Lecture achevée ! « Les grands procès de la République sous l’ère Houphouët-Boigny » de Me Louis Métan. Récit passionnant de 75 ans de péripéties judiciaires en Côte d’Ivoire. L’affaire de Treichville, l’affaire du Sanwi, le procès dit des jeunes, le procès dit des anciens, l’affaire Kragbé Gnagbé, l’affaire Dioulo, le procès du 18 février 1992.
Que retenir ? Même si le PDCI est devenu plus tard une aristocratie frappée par l’usure du pouvoir, il a mené une lutte historique qui mérite respect. Houphouët-Boigny est un stratège politique hors pair. Mais un stratège qui a mêlé cynisme et bienveillance. En 1950, le gouverneur Péchoux avait pour mission de casser le PDCI. Étienne Djaument est son bras séculier local.Le désapparentement du PDCI avec le parti communiste français a été négocié avec François Mittérand contre la libération d’illustres camarades dont Bernard Dadié. Tout se négocie.

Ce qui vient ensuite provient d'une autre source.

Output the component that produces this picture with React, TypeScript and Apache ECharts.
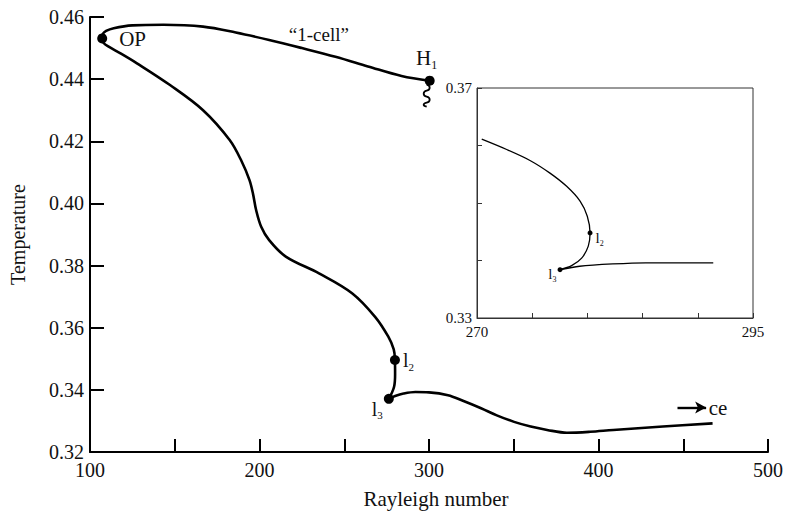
import React, { useEffect, useRef } from "react";
import * as echarts from "echarts";

// ---- data (Rayleigh number, Temperature) ----
const mainCurve: [number, number][] = [
  [300.4, 0.4395], [283.8, 0.441], [264.0, 0.4441], [244.8, 0.4472], [225.0, 0.45],
  [205.7, 0.4526], [186.0, 0.455], [166.7, 0.4569], [143.3, 0.4575], [125.0, 0.4573],
  [114.0, 0.4564], [109.5, 0.4555], [107.3, 0.4544], [106.6, 0.4532], [107.8, 0.4518],
  [110.5, 0.4506], [118.0, 0.4483], [127.7, 0.4451], [147.2, 0.4381], [166.7, 0.43],
  [182.4, 0.4204], [189.5, 0.4135], [194.1, 0.4075], [196.2, 0.403], [198.0, 0.3979],
  [201.0, 0.3925], [205.7, 0.3882], [215.5, 0.3829], [235.1, 0.3775], [254.6, 0.3711],
  [268.2, 0.3635], [276.0, 0.3571], [279.2, 0.353], [279.9, 0.3496], [280.0, 0.345],
  [279.4, 0.341], [276.3, 0.3371],
];
const tailCurve: [number, number][] = [
  [276.3, 0.3371], [280.0, 0.338], [285.0, 0.3388], [292.0, 0.3393], [300.0, 0.3392],
  [311.2, 0.3383], [320.0, 0.3365], [330.7, 0.3341], [340.0, 0.3318], [350.2, 0.3297],
  [360.0, 0.3282], [369.7, 0.3271], [381.4, 0.3262], [395.0, 0.3265], [408.7, 0.3271],
  [438.0, 0.3282], [467.3, 0.3292],
];
const insetCurve: [number, number][] = [
  [270.43, 0.3611], [272.69, 0.3593], [274.8, 0.3574], [276.61, 0.3552], [278.12, 0.3529],
  [279.35, 0.3503], [279.99, 0.3477], [280.24, 0.3448], [280.08, 0.3425], [279.48, 0.3404],
  [278.57, 0.3391], [277.52, 0.3384],
];
const insetTail: [number, number][] = [
  [277.52, 0.3384], [279.3, 0.339], [282.3, 0.3394], [285.3, 0.3396], [291.4, 0.3396],
];

const mainPointNames = ["OP", "H1", "l2", "l3"];
const mainPointCoords: [number, number][] = [
  [107.2, 0.4531], [300.4, 0.4395], [279.9, 0.3496], [276.3, 0.3371],
];
const insetPointNames = ["l2", "l3"];
const insetPointCoords: [number, number][] = [[280.24, 0.3448], [277.52, 0.3384]];

const noteTexts = ["“1-cell”", "ce"];
const noteCoords: [number, number][] = [[235, 0.4545], [465, 0.3343]];
const arrowFrom: [number, number] = [446.6, 0.3343];
const arrowTo: [number, number] = [463.5, 0.3343];

const mainXRange = [100, 500];
const mainYRange = [0.32, 0.46];
const insetXRange = [270, 295];
const insetYRange = [0.33, 0.37];

const SERIF = "'Liberation Serif', 'Times New Roman', serif";
const INK = "#111";

echarts.graphic.registerShape(
  "squiggle",
  echarts.graphic.extendPath(
    "M0 0 C4 1 4 5 0 6 C-4 7 -4 11 0 12 C4 13 4 17 0 18 C-4 19 -4 21 0 22",
    {}
  ) as any
);

const richBig = (size: number) => ({
  b: { fontFamily: SERIF, fontSize: size, color: INK, lineHeight: size + 2, verticalAlign: "top" },
  s: { fontFamily: SERIF, fontSize: Math.round(size * 0.55), color: INK, lineHeight: Math.round(size * 0.55), verticalAlign: "bottom" },
});

const labelText = (name: string) => {
  const m = name.match(/^([A-Za-z]+)(\d)$/);
  if (m) return `{b|${m[1]}}{s|${m[2]}}`;
  return `{b|${name}}`;
};

const mainLabelPos: Record<string, any> = {
  OP: { position: "right", distance: 12, offset: [0, 2] },
  H1: { position: "top", distance: 5, offset: [-3, 0] },
  l2: { position: "right", distance: 3, offset: [0, 1] },
  l3: { position: "left", distance: 1, offset: [0, 11] },
};
const insetLabelPos: Record<string, any> = {
  l2: { position: "right", distance: 3, offset: [0, 6] },
  l3: { position: "left", distance: 1, offset: [0, 5] },
};

export default function App() {
  const ref = useRef<HTMLDivElement>(null);
  useEffect(() => {
    if (!ref.current) return;
    const chart = echarts.init(ref.current, undefined, { renderer: "svg" });
    const axisLine = { show: true, lineStyle: { color: "#000", width: 2 } };
    const option: any = {
      animation: false,
      backgroundColor: "#fff",
      textStyle: { fontFamily: SERIF },
      grid: [
        { left: 86, top: 17, width: 683, height: 435 },
        { left: 477, top: 88, width: 276, height: 230, show: true, borderColor: "#333", borderWidth: 1, backgroundColor: "transparent" },
      ],
      xAxis: [
        {
          type: "value", gridIndex: 0, min: mainXRange[0], max: mainXRange[1], interval: 50,
          name: "Rayleigh number", nameLocation: "middle", nameGap: 36,
          nameTextStyle: { fontFamily: SERIF, fontSize: 21, color: INK, padding: [0, 0, 0, 14] },
          axisLine, splitLine: { show: false },
          axisTick: { show: true, inside: true, length: 13, lineStyle: { color: "#000", width: 2 } },
          axisLabel: {
            fontFamily: SERIF, fontSize: 20, color: INK, margin: 8,
            formatter: (v: number) => (v % 100 === 0 ? String(v) : ""),
          },
        },
        {
          type: "value", gridIndex: 1, min: insetXRange[0], max: insetXRange[1], interval: 5,
          axisLine: { show: true, lineStyle: { color: "#333", width: 1 } }, splitLine: { show: false },
          axisTick: { show: true, inside: true, length: 5, lineStyle: { color: "#333", width: 1 } },
          axisLabel: {
            fontFamily: SERIF, fontSize: 15, color: INK, margin: 6,
            formatter: (v: number) => (v === insetXRange[0] || v === insetXRange[1] ? String(v) : ""),
          },
        },
      ],
      yAxis: [
        {
          type: "value", gridIndex: 0, min: mainYRange[0], max: mainYRange[1], interval: 0.02,
          name: "Temperature", nameLocation: "middle", nameGap: 62,
          nameTextStyle: { fontFamily: SERIF, fontSize: 20, color: INK },
          axisLine, splitLine: { show: false },
          axisTick: { show: true, inside: true, length: 14, lineStyle: { color: "#000", width: 2 } },
          axisLabel: { fontFamily: SERIF, fontSize: 20, color: INK, margin: 6, formatter: (v: number) => v.toFixed(2) },
        },
        {
          type: "value", gridIndex: 1, min: insetYRange[0], max: insetYRange[1], interval: 0.01,
          axisLine: { show: true, lineStyle: { color: "#333", width: 1 } }, splitLine: { show: false },
          axisTick: { show: true, inside: true, length: 5, lineStyle: { color: "#333", width: 1 } },
          axisLabel: {
            fontFamily: SERIF, fontSize: 15, color: INK, margin: 5,
            formatter: (v: number) =>
              Math.abs(v - insetYRange[0]) < 1e-9 || Math.abs(v - insetYRange[1]) < 1e-9 ? v.toFixed(2) : "",
          },
        },
      ],
      series: [
        {
          type: "line", xAxisIndex: 0, yAxisIndex: 0, data: mainCurve, smooth: 0.35,
          showSymbol: false, lineStyle: { color: "#000", width: 2.6 }, silent: true,
        },
        {
          type: "line", xAxisIndex: 0, yAxisIndex: 0, data: tailCurve, smooth: 0.35,
          showSymbol: false, lineStyle: { color: "#000", width: 2.6 }, silent: true,
          markLine: {
            silent: true, symbol: ["none", "arrow"], symbolSize: [9, 11],
            lineStyle: { color: "#000", width: 2.4, type: "solid" }, label: { show: false },
            data: [[{ coord: arrowFrom }, { coord: arrowTo }]],
          },
        },
        {
          type: "line", xAxisIndex: 1, yAxisIndex: 1, data: insetCurve, smooth: 0.3,
          showSymbol: false, lineStyle: { color: "#000", width: 1.3 }, silent: true,
        },
        {
          type: "line", xAxisIndex: 1, yAxisIndex: 1, data: insetTail, smooth: 0.3,
          showSymbol: false, lineStyle: { color: "#000", width: 1.3 }, silent: true,
        },
        {
          type: "scatter", xAxisIndex: 0, yAxisIndex: 0, symbolSize: 10, silent: true,
          itemStyle: { color: "#000", opacity: 1 },
          data: mainPointNames.map((n, i) => ({
            name: n, value: mainPointCoords[i],
            label: {
              show: true, formatter: labelText(n), color: INK, opacity: 1,
              rich: richBig(n === "OP" || n === "H1" ? 21 : 20),
              ...mainLabelPos[n],
            },
          })),
        },
        {
          type: "scatter", xAxisIndex: 1, yAxisIndex: 1, symbolSize: 5, silent: true,
          itemStyle: { color: "#000", opacity: 1 },
          data: insetPointNames.map((n, i) => ({
            name: n, value: insetPointCoords[i],
            label: { show: true, formatter: labelText(n), color: INK, opacity: 1, rich: richBig(15), ...insetLabelPos[n] },
          })),
        },
        {
          type: "scatter", xAxisIndex: 0, yAxisIndex: 0, symbolSize: 0, silent: true,
          itemStyle: { opacity: 1 },
          data: noteTexts.map((t, i) => ({
            name: t, value: noteCoords[i],
            label: {
              show: true, formatter: t, fontFamily: SERIF, color: INK, opacity: 1,
              fontSize: i === 0 ? 19 : 21,
              position: i === 0 ? "inside" : "right", distance: 0,
            },
          })),
        },
      ],
    };
    chart.setOption(option);
    const p = chart.convertToPixel({ gridIndex: 0 }, mainPointCoords[1]) as number[];
    chart.setOption({
      graphic: [
        {
          type: "squiggle", x: p[0] - 3, y: p[1] + 4,
          style: { stroke: "#000", fill: "none", lineWidth: 1.8 },
          silent: true,
        },
      ],
    });
    return () => chart.dispose();
  }, []);
  return (
    <div
      ref={ref}
      style={{ position: "fixed", left: 0, top: 0, width: 786, height: 514, background: "#fff" }}
    />
  );
}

Même quand on croit avoir un rapport de forces favorable.
Que dire du procès des jeunes en 1963 et de celui des anciens en 1964 ? Le cynisme d’État dans sa plus froide expression avec une juridiction d’exception aux ordres où les juges d’instruction bouclaient les dossiers dans le domaine privé d’Houphouët à Yamoussoukro. Dans sa cellule d’Assabou, Ahmadou Thiam ( père de Tidiane) dira à Koné Kodiara: »Dieu est grand ». Et Kodiara de lui répondre: » Dieu est mort ici! » Houphouët-Boigny reconnaîtra lui-même: » on m’a trompé. »

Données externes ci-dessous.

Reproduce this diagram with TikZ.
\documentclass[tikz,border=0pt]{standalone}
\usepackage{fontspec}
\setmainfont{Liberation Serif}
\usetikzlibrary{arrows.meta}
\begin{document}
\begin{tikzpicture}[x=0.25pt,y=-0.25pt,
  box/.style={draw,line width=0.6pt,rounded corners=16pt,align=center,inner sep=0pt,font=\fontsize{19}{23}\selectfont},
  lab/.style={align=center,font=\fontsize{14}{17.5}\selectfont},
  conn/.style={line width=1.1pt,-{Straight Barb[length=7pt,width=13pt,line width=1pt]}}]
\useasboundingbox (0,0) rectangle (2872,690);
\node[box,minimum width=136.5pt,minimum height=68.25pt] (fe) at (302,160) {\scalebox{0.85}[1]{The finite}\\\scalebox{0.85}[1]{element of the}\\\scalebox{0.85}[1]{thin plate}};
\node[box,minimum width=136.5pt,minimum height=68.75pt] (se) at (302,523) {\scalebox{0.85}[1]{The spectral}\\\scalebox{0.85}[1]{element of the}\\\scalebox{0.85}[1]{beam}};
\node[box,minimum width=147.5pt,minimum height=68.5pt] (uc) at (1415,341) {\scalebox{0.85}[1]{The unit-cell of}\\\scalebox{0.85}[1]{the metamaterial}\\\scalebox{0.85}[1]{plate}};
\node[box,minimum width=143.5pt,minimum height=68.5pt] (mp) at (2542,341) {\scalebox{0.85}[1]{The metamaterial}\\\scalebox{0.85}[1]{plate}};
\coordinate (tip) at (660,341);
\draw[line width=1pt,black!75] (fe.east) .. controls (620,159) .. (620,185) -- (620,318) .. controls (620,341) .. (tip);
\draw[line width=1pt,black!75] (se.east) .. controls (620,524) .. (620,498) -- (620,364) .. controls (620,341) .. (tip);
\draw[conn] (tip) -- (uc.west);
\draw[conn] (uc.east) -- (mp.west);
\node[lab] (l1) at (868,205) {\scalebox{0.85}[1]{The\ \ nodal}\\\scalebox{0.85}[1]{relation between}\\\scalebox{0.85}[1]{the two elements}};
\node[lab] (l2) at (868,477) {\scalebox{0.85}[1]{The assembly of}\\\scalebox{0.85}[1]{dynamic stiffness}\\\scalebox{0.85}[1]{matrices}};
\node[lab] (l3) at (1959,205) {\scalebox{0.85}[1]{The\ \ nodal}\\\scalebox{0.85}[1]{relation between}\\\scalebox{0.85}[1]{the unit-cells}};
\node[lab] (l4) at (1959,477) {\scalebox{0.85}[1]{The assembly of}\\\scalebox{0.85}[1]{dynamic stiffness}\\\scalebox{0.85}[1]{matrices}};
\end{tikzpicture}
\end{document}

Au sens juridique stricto sensu, il n’y a jamais eu de génocide guébié. Tout est parti d’une rumeur après des propos d’Houphouët évoquant des milliers de morts. L’élément moral discriminant impliquant l’élimination intentionnelle intégrale ou partielle de l’ethnie guébié fait défaut. Les statistiques documentées indépendantes font état de 71 morts.
L’affaire Dioulo contre la BNDA! Gloire et décadence ! Quel enseignement ! Une richesse personnelle construite sur la base d’un quota d’exportation de produits de rente octroyé à des barons du parti. Dioulo, maire central d’Abidjan, financier à tout faire d’élus locaux en 1980, obligé de fuir son pays, d’y revenir pour y mourir sans sous. D’administrateur civil à sous-préfet de Bouna ou directeur de l’Arso ( qui a géré l’aménagement de San Pedro), sa fulgurante ascension avait commencé à gêner dans la bataille pour la succession d’Houphouet qui depuis 1965 avait porté son choix sur Bédié, au détriment de Yacé.
Et puis il y a ce grand procès des » marcheurs-casseurs » de l’ère démocratique avec un autre monstre politique qui défie le monstre tutélaire. Cette formule de Gbagbo : « Houphouët croit que nous allons continuer de marcher. Il s’est trompé, nous allons courir mais lui, sera devant ». Quelle audace en 1992 ! Le » Woody » n’a pas usurpé son surnom. Le pouvoir court-circuite le délibéré. La Cour d’appel est dessaisie de l’affaire au moyen d’une procédure en suspicion légitime.Son président Yanon Yapo est présenté par le Procureur général comme » un démocrate » proche de la cause des marcheurs. Une loi d’amnistie réglera finalement l’affaire.
La conclusion de l’ancien bâtonnier est d’une résonance actuelle : » L’un des atouts du système Houphouët-Boigny a été de régler en fin de compte les problèmes de manière politique. En considérant que les procès étaient politiques, il leur trouvait en définitive une réponse politique, l’instant du vacarme passé et la foule apaisée ». L’ atout inspire t-il encore ses héritiers ? Rien n’est moins sûr.
La justice ivoirienne entre grandeur et sujétion. Que nous réserve le juge constitutionnel ivoirien dans quelques mois ? Le bégaiement de l’Histoire ou l’affirmation de son indépendance ? Les paris sont ouverts.